Ходсон пожал плечами:
— Как хотите. Ваше мнение меня уже не интересует — теперь, когда игра окончена.
— Значит, вы позволите мне исследовать существо? Вреда от этого не будет, если оно всего лишь обезьяна.
— К сожалению, это невозможно. Рана, которую вы нанесли ей, оказалась серьезнее, чем казалось вначале. Были задеты внутренние органы, а я отнюдь не хирург. Боюсь, что обезьяна издохла.
— Меня удовлетворит и обследование тела.
— Не имею такого желания — удовлетворять вас. Если бы не вы, обезьяна была бы жива. В любом случае останки уже анатомированы и уничтожены.
— Уже?
— Вы спали… — он посмотрел на часы, — около десяти часов.
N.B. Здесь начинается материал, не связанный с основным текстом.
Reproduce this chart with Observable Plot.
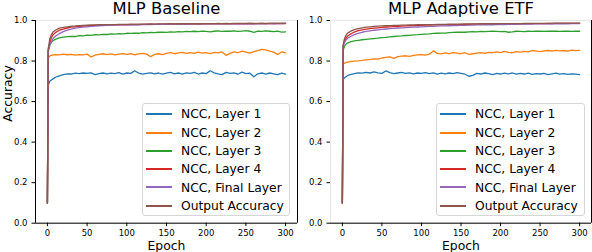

Достаточно времени, чтобы извлечь крупицы научной прибыли из почившего неудачного гибрида. Можете ознакомиться с моими записями, если угодно.
— Так все, что вы рассказали мне, было ложью?
— Не ложью. Что такое ложь? Скорее, изучением человеческой доверчивости. Объективной оценкой влияния абсурда на легковерного слушателя. Вы, несомненно, осведомлены о том, как мне нравится шокировать людей необоснованными теориями? Я получаю удовольствие не от разгневанного приема моих заявлений, а от наблюдения за последующей реакцией коллег. Это в своем роде тоже изучение человечества. То есть, Брукс, как раз моя сфера, со всеми ее бесчисленными аспектами.
Я качнул головой. Поверить ему сейчас было куда легче, чем раньше. Но мне отчего-то это не удавалось. Тону его недоставало прежнего энтузиазма и возбуждения — энтузиазма как следствия успеха и гордости своими свершениями. И все же тогда сознание мое мутилось, я был болен, слаб, восприимчив, а Ходсон — мастер намеренного очковтирательства. Мысли мои суматошно метались, ища веские доводы, но я никак не мог ухватить нить размышлений.
— Отдыхайте, — сказал Ходсон снова откуда-то издали. — Утром вы еще посмеетесь над собой.
Он забрал свечу. В комнате стало темно, но это была уютная чернота, она тихонько подталкивала меня ко сну, и в мозгу разбухала пустота…
Когда я снова открыл глаза, свет вернулся.
Возле моей кровати со свечой в руке стояла Анна. Занавески за ее спиной покачивались, в доме стояла полная тишина. Девушка с озабоченным видом улыбнулась мне сверху вниз:
— С вами все в порядке?
Я кивнул.
— Я беспокоилась за вас.
Она неуверенно склонилась надо мной. Нет, она не стеснялась, так как не знала ничего о приличиях и стыде, но выглядела нерешительной.
— Можно сесть рядом с вами? — спросила она.
— Конечно.
Я подвинулся. Анна присела на краешек кровати. Я все так же был в рубахе и брюках, она по-прежнему оставалась обнаженной. Подогнув под себя ногу, девушка поставила свечу на пол, посмотрела на нее, а потом зачем-то передвинула на несколько дюймов. Улыбка ее была застенчивой, хотя что такое стеснительность, она не знала. Прохладная девичья ладонь опустилась на мой лоб. Жар уже не мучил меня, но эта прохлада показалась живительной, и я положил свою руку поверх ее. Анна чуть наклонилась ко мне, и ее тугая грудь скользнула по моему предплечью. Я вспомнил, как сильно хотел ее в первый раз, когда мы оказались наедине в этой крохотной каморке, осознал, что сейчас страсть стала еще неистовее, и подумал, знает ли она, понимает ли и не потому ли она пришла, что чувствует то же самое?
— Я не мешаю вам? — спросила она.
— Нет, что ты, ничуть.
— Мне уйти?
— Нет. Останься.
Она не кокетничала, не поддразнивала, что в обычаях многих женщин, она имела в виду в точности то, что говорила, честно и безыскусно.